10 Jan 2010

Dawn of the ‘geriaddicts’ drug users

The government says use of heroin and crack, the two most addictive drugs out there, is shifting from the young to the old.


It seems young addicts are turning away from the opiates and crack cocaine they saw their parents use in the 80s.

But many addicts in their fifties, sixties and seventies are entering their second or third decades on heroin and crack, and developing acute health problems. Experts are calling this the “dawn of the geriaddicts”.

Barbara has lived a life on heroin and managed to make it to 55. But trying to get off drugs has not got easier with age. Since Barbara’s mother died, heroin has filled the hole. Bereavement, loneliness and boredom have pulled her back to drugs.

“I need something feeding my brain. As funny as it sounds, getting up to go out and get drugs makes me function. I feel totally dysfunctional at present. I’m searching for something to do, but it’s difficult because my health’s not that good.”

Ageing heroin addicts often have chronic health problems, but unlike younger addicts, they are less likely to overdose, so they can disappear under the radar. Many of Barbara’s friends have never been anywhere near treatment services. So they are a hidden population.

But the government does keep figures on the number of people who do come forward for treatment. A look at the data from the National Treatment Agency for Substance Misuse shows that the number of over-fifties asking for help is rising.

In 2005/2006, 6,656 over-fifties were being treated for addiction to heroin, or crack cocaine. By last year that number was 9,981 â?? a rise of 50 per cent in four years.

At the Wakefield Integrated Substance Misuse Service, where Barbara is being treated, they have got hundreds of patients in their forties, fifties and sixties. The oldest is 74.

It has found the detox programmes the government is so keen on can be unsuitable for older people, who may want more private, less structured help. The Wakefield service insists it is not abandoning older patients to addiction, but the reality is their journeys towards abstinence might take longer, and have smaller goals along the way.

In Merseyside, where heroin first took hold in the 1980s, many older addicts who took heroin 20 years ago are still in its grip. The Centre for Public Health at Liverpool John Moores University has just done the first research into the lives of older addicts. It found a group of people who had been in and out of treatment services for years, with no success. The addicts told researchers they fell back on drugs in times of stress, like bereavement or redundancy.
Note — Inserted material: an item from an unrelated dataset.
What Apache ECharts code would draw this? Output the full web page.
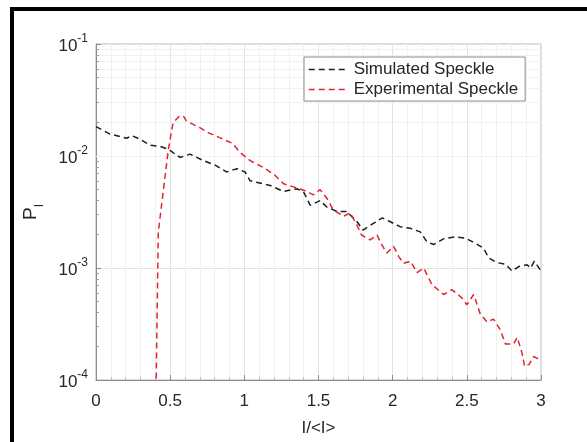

The Liverpool study is sceptical about how relevant the government’s recovery agenda is to older addicts. It argues the attempt to get pensioners into detox and out the other side into work and society may not be realistic, because their health might be failing, and they do not have any family to support them.

In response the National Treatment Agency says we should not deny older people the chance to get clean and we should give them the same opportunities as younger addicts. But the agency says it does realise addicts who have been taking drugs for 20 or 30 years will take longer to kick them, and may need to stay in treatment well into their sixties and seventies.

At the moment Barbara says she cannot imagine giving up heroin. And the longer she takes drugs, the worse her health gets. Academics and doctors are warning Barbara is the tip of a clinical iceberg of older addicts who will inevitably making increasing demands on the NHS and social services.